── Dataset content ──

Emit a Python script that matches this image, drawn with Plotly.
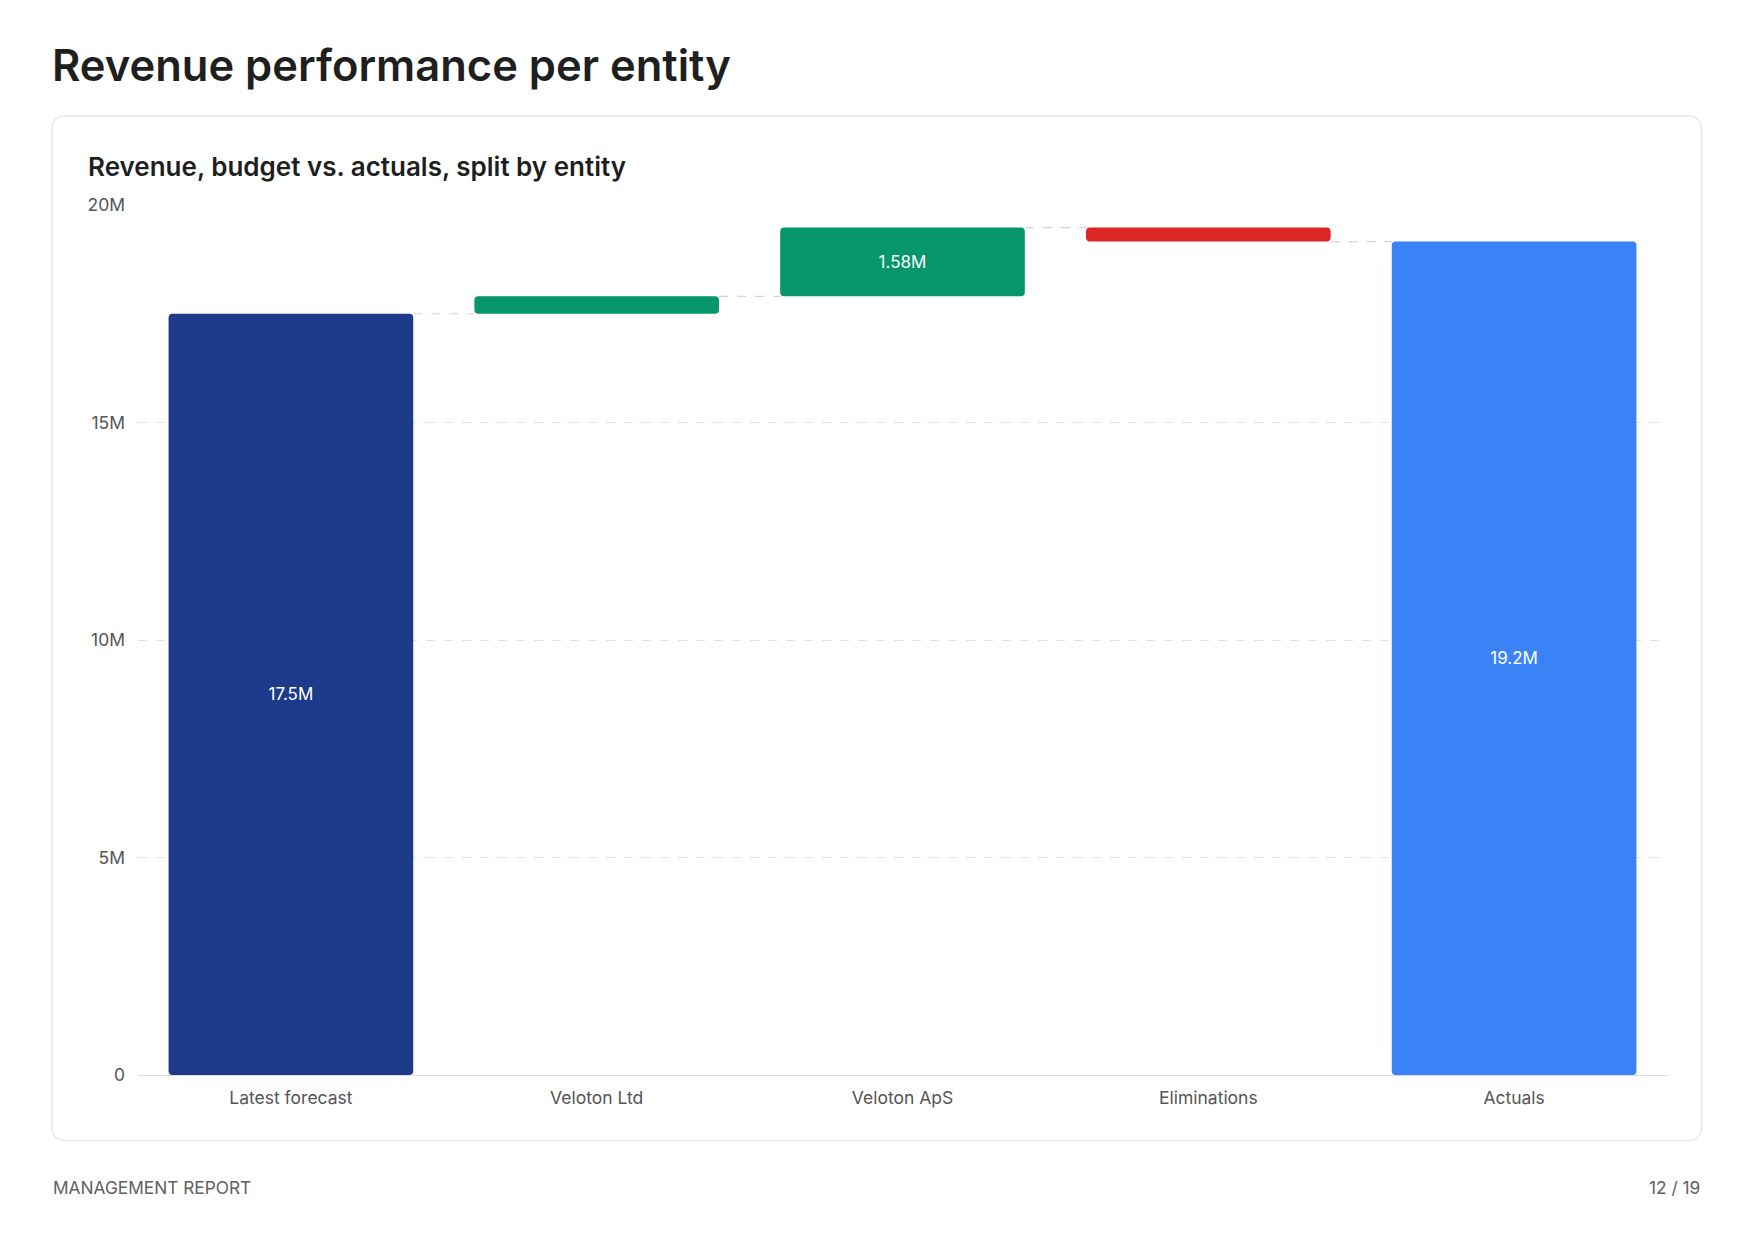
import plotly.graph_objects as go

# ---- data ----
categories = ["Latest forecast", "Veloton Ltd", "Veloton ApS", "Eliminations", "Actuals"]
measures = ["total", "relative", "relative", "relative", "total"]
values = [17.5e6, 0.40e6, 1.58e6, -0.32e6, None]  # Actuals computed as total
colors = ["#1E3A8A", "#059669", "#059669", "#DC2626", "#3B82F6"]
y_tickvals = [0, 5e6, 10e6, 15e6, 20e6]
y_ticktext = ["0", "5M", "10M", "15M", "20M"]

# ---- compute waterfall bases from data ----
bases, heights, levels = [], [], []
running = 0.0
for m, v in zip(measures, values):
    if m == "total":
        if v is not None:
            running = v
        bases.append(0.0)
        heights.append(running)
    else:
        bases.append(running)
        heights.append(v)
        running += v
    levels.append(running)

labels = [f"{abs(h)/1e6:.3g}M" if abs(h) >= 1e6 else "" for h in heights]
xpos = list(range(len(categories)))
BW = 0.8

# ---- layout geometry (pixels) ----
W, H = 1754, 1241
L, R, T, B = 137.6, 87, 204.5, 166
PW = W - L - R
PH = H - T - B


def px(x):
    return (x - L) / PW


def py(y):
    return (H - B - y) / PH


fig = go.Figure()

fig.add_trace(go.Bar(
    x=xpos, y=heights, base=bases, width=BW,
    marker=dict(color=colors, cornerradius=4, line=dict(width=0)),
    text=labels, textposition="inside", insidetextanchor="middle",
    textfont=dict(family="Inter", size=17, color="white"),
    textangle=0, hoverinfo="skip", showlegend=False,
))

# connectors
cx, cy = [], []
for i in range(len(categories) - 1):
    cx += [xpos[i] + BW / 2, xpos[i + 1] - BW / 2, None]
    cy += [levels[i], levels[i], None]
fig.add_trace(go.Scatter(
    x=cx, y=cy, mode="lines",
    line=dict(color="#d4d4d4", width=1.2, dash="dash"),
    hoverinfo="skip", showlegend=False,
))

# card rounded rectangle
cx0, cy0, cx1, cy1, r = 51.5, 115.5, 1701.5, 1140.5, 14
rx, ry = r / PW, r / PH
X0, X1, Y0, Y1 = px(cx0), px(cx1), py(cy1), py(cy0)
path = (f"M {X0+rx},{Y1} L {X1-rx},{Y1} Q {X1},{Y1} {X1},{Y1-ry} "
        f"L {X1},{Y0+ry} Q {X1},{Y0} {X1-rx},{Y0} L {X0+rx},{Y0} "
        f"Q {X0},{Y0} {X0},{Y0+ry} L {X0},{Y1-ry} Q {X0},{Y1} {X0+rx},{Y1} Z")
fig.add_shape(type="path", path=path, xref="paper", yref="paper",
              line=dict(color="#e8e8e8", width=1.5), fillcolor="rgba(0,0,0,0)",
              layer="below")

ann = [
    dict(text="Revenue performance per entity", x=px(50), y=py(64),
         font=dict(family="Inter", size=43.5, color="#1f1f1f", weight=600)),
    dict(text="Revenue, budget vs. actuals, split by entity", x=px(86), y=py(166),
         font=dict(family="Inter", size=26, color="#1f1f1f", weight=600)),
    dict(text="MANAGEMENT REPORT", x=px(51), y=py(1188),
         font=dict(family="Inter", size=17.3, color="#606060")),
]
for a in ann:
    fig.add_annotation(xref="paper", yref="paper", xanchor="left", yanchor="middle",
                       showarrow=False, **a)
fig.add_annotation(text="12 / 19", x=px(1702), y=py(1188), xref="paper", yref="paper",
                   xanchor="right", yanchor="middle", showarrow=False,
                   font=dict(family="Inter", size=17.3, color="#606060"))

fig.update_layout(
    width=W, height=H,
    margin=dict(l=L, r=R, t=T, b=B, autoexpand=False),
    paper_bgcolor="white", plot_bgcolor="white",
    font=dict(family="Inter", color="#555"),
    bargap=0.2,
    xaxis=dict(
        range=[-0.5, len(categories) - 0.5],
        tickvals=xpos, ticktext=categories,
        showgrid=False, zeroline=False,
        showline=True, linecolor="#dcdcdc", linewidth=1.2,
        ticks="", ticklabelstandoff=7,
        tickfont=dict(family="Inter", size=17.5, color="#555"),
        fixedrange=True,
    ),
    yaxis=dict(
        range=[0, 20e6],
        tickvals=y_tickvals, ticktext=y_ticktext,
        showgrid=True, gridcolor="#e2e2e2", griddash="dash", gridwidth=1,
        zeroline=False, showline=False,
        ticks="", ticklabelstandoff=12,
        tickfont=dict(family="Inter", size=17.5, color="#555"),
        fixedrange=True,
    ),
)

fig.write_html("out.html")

───

» Written exercise
Restate the whole listing above exactly, please, omitting every image.

» Result of this exercise
Emit a Python script that matches this image, drawn with Plotly.
import plotly.graph_objects as go

# ---- data ----
categories = ["Latest forecast", "Veloton Ltd", "Veloton ApS", "Eliminations", "Actuals"]
measures = ["total", "relative", "relative", "relative", "total"]
values = [17.5e6, 0.40e6, 1.58e6, -0.32e6, None]  # Actuals computed as total
colors = ["#1E3A8A", "#059669", "#059669", "#DC2626", "#3B82F6"]
y_tickvals = [0, 5e6, 10e6, 15e6, 20e6]
y_ticktext = ["0", "5M", "10M", "15M", "20M"]

# ---- compute waterfall bases from data ----
bases, heights, levels = [], [], []
running = 0.0
for m, v in zip(measures, values):
    if m == "total":
        if v is not None:
            running = v
        bases.append(0.0)
        heights.append(running)
    else:
        bases.append(running)
        heights.append(v)
        running += v
    levels.append(running)

labels = [f"{abs(h)/1e6:.3g}M" if abs(h) >= 1e6 else "" for h in heights]
xpos = list(range(len(categories)))
BW = 0.8

# ---- layout geometry (pixels) ----
W, H = 1754, 1241
L, R, T, B = 137.6, 87, 204.5, 166
PW = W - L - R
PH = H - T - B


def px(x):
    return (x - L) / PW


def py(y):
    return (H - B - y) / PH


fig = go.Figure()

fig.add_trace(go.Bar(
    x=xpos, y=heights, base=bases, width=BW,
    marker=dict(color=colors, cornerradius=4, line=dict(width=0)),
    text=labels, textposition="inside", insidetextanchor="middle",
    textfont=dict(family="Inter", size=17, color="white"),
    textangle=0, hoverinfo="skip", showlegend=False,
))

# connectors
cx, cy = [], []
for i in range(len(categories) - 1):
    cx += [xpos[i] + BW / 2, xpos[i + 1] - BW / 2, None]
    cy += [levels[i], levels[i], None]
fig.add_trace(go.Scatter(
    x=cx, y=cy, mode="lines",
    line=dict(color="#d4d4d4", width=1.2, dash="dash"),
    hoverinfo="skip", showlegend=False,
))

# card rounded rectangle
cx0, cy0, cx1, cy1, r = 51.5, 115.5, 1701.5, 1140.5, 14
rx, ry = r / PW, r / PH
X0, X1, Y0, Y1 = px(cx0), px(cx1), py(cy1), py(cy0)
path = (f"M {X0+rx},{Y1} L {X1-rx},{Y1} Q {X1},{Y1} {X1},{Y1-ry} "
        f"L {X1},{Y0+ry} Q {X1},{Y0} {X1-rx},{Y0} L {X0+rx},{Y0} "
        f"Q {X0},{Y0} {X0},{Y0+ry} L {X0},{Y1-ry} Q {X0},{Y1} {X0+rx},{Y1} Z")
fig.add_shape(type="path", path=path, xref="paper", yref="paper",
              line=dict(color="#e8e8e8", width=1.5), fillcolor="rgba(0,0,0,0)",
              layer="below")

ann = [
    dict(text="Revenue performance per entity", x=px(50), y=py(64),
         font=dict(family="Inter", size=43.5, color="#1f1f1f", weight=600)),
    dict(text="Revenue, budget vs. actuals, split by entity", x=px(86), y=py(166),
         font=dict(family="Inter", size=26, color="#1f1f1f", weight=600)),
    dict(text="MANAGEMENT REPORT", x=px(51), y=py(1188),
         font=dict(family="Inter", size=17.3, color="#606060")),
]
for a in ann:
    fig.add_annotation(xref="paper", yref="paper", xanchor="left", yanchor="middle",
                       showarrow=False, **a)
fig.add_annotation(text="12 / 19", x=px(1702), y=py(1188), xref="paper", yref="paper",
                   xanchor="right", yanchor="middle", showarrow=False,
                   font=dict(family="Inter", size=17.3, color="#606060"))

fig.update_layout(
    width=W, height=H,
    margin=dict(l=L, r=R, t=T, b=B, autoexpand=False),
    paper_bgcolor="white", plot_bgcolor="white",
    font=dict(family="Inter", color="#555"),
    bargap=0.2,
    xaxis=dict(
        range=[-0.5, len(categories) - 0.5],
        tickvals=xpos, ticktext=categories,
        showgrid=False, zeroline=False,
        showline=True, linecolor="#dcdcdc", linewidth=1.2,
        ticks="", ticklabelstandoff=7,
        tickfont=dict(family="Inter", size=17.5, color="#555"),
        fixedrange=True,
    ),
    yaxis=dict(
        range=[0, 20e6],
        tickvals=y_tickvals, ticktext=y_ticktext,
        showgrid=True, gridcolor="#e2e2e2", griddash="dash", gridwidth=1,
        zeroline=False, showline=False,
        ticks="", ticklabelstandoff=12,
        tickfont=dict(family="Inter", size=17.5, color="#555"),
        fixedrange=True,
    ),
)

fig.write_html("out.html")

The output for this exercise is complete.